We built seqout for researchers who explore public sequencing metadata and want faster, more structured ways to find datasets.

Question 6

How often is seqout updated?

Accepted Answer

We refresh the metadata index on a regular schedule to stay in sync with NCBI and EBI. The last full refresh was on January 17, 2026. New datasets appear within a few days of their public release.

Question 7

Can I use seqout programmatically?

Accepted Answer

Yes. seqout offers a free REST API with no authentication required. All endpoints return JSON and support cursor-based pagination. Rate limits are 60 requests/minute for most endpoints, 30/minute for search, and 10/minute for bulk operations. See the API Reference for full documentation.

Question 8

What is enriched metadata?

Accepted Answer

For many projects, we run small language models (SLMs) over free-text sample descriptions to extract structured fields like tissue, cell type, disease, sex, and age. The extractions may contain errors, so treat them as a starting point rather than ground truth. Enriched columns appear in the sample table with a purple AI badge.

Question 9

What is the MCP server?

Accepted Answer

seqout exposes a remote Model Context Protocol (MCP) server.

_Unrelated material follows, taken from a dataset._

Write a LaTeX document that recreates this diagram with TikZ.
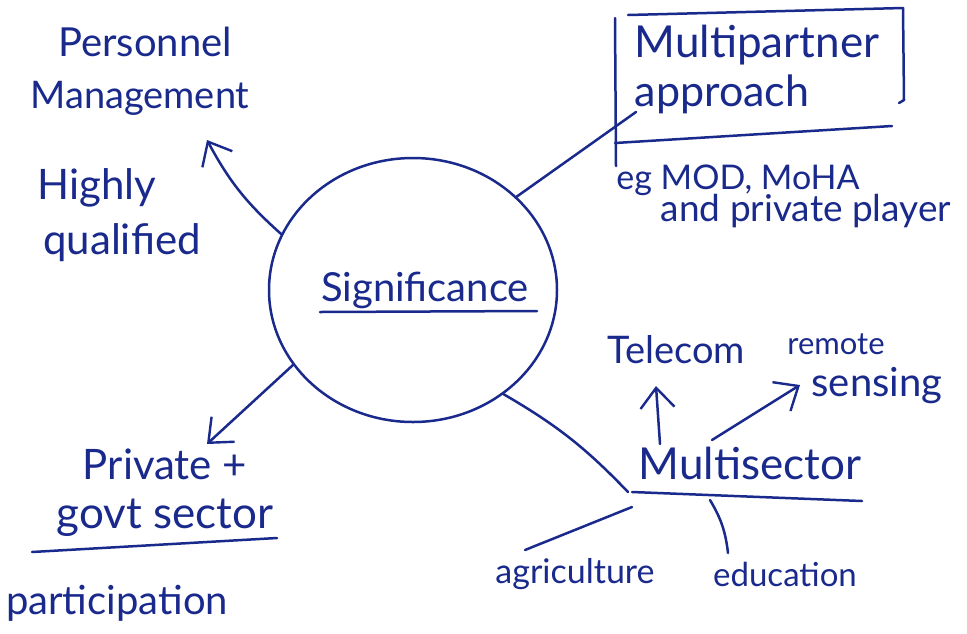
\documentclass[tikz,border=0pt]{standalone}
\usepackage{fontspec}
\setmainfont{Lato}
\usetikzlibrary{shapes.geometric,arrows.meta,calc}
\definecolor{ink}{HTML}{1A2A8C}
\begin{document}
\begin{tikzpicture}[x=1pt,y=-1pt,
  inkline/.style={draw=ink, line width=2.5pt, line cap=round, line join=round},
  hand/.style={text=ink, font=\fontsize{#1}{#1}\selectfont, inner sep=0pt},
  hand/.default=38,
  headtip/.style={-{Straight Barb[length=20pt, width=34pt, line width=2.4pt]}}]
\useasboundingbox (0,0) rectangle (967,633);
\fill[white] (0,0) rectangle (967,633);

% centre bubble
\node[ellipse, draw=ink, line width=2.5pt, minimum width=288pt, minimum height=264pt] (sig) at (413,290) {};
\node[hand=40] (sigtext) at (425,290) {Significance};
\coordinate (sigu1) at (320,312);
\coordinate (sigu2) at (537,311);
\draw[inkline] (sigu1) -- (sigu2);

% top left
\node[hand=40] (pm1) at (145,42) {Personnel};
\node[hand=38] (pm2) at (140,98) {Management};
\node[hand=42] (hq1) at (97,188) {Highly};
\node[hand=42] (hq2) at (122,243) {qualified};
\coordinate (pmtip) at (207,140);
\draw[inkline, headtip] (sig.157) to[bend left=10] (pmtip);

% top right: boxed partner note
\node[hand=44] (mp1) at (757,45) {Multipartner};
\node[hand=43] (mp2) at (722,94) {approach};
\coordinate (bx1) at (628,15);
\coordinate (bx2) at (903,8);
\coordinate (bx3) at (904,100);
\coordinate (bx4) at (615,18);
\coordinate (bx5) at (616,166);
\coordinate (bx6) at (615,143);
\coordinate (bx7) at (892,126);
\draw[inkline] (bx1) -- (bx2);
\draw[inkline] (bx2) -- (bx3) -- ++(-5,3);
\draw[inkline] (bx4) -- (bx5);
\draw[inkline] (bx6) -- (bx7);
\coordinate (mpend) at (636,112);
\draw[inkline] (sig.42) -- (mpend);
\node[hand=34] (eg1) at (738,180) {eg MOD, MoHA};
\node[hand=37] (eg2) at (806,211) {and private player};

% bottom left
\node[hand=42] (pg1) at (165,464) {Private +};
\node[hand=44] (pg2) at (165,518) {govt sector};
\coordinate (pgu1) at (32,552);
\coordinate (pgu2) at (277,538);
\draw[inkline] (pgu1) -- (pgu2);
\node[hand=40] (part) at (117,603) {participation};
\coordinate (pgtip) at (207,444);
\draw[inkline, headtip] (sig.212) -- (pgtip);

% bottom right: sectors
\node[hand=44] (ms) at (750,463) {Multisector};
\coordinate (msu1) at (632,492);
\coordinate (msu2) at (862,501);
\draw[inkline] (msu1) -- (msu2);
\coordinate (msjoin) at (628,492);
\draw[inkline] (sig.311) to[bend left=8] (msjoin);

\node[hand=38] (tel) at (676,350) {Telecom};
\node[hand=31] (rem1) at (836,344) {remote};
\node[hand=40] (rem2) at (877,386) {sensing};
\coordinate (telfoot) at (660,444);
\coordinate (teltip) at (656,386);
\draw[inkline, headtip] (telfoot) -- (teltip);
\coordinate (remfoot) at (712,440);
\coordinate (remtip) at (800,385);
\draw[inkline, headtip] (remfoot) -- (remtip);

\node[hand=34] (ag) at (575,574) {agriculture};
\node[hand=33] (ed) at (785,574) {education};
\coordinate (agtop) at (632,507);
\coordinate (agfoot) at (525,550);
\draw[inkline] (agtop) -- (agfoot);
\coordinate (edtop) at (710,500);
\coordinate (edfoot) at (728,553);
\draw[inkline] (edtop) to[bend left=12] (edfoot);
\end{tikzpicture}
\end{document}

LLM clients like Claude Desktop can connect to it and search datasets through chat. The URL is https://seqout.org/api/mcp. See the MCP page for setup instructions.

Question 10

How does the similarity graph work?

Accepted Answer

We embed each project into a vector space based on its metadata and precompute nearest-neighbor relationships. The similarity graph renders these as an interactive 3D force-directed layout. You can filter by organism and click through clusters of related studies.

Question 11

What is the 2D accession map?

Accepted Answer

The Map page shows a 2D embedding of roughly 1 million datasets, where proximity reflects metadata similarity. You can zoom, pan, filter by country, and click individual points to navigate to project pages. The browser loads data in a binary format for fast rendering.

Question 12

How do I cite seqout?

Accepted Answer

Aniruddha Mukherjee and Saket Choudhary. seqout.org.

Question 13

Is seqout open source?

Accepted Answer

Yes. The frontend source code lives on GitHub at github.com/saketlab/seqout.

Question 14

What browsers are supported?

Accepted Answer

Chrome, Firefox, Safari, and Edge all work. The 3D similarity graph and deck.gl maps require WebGL.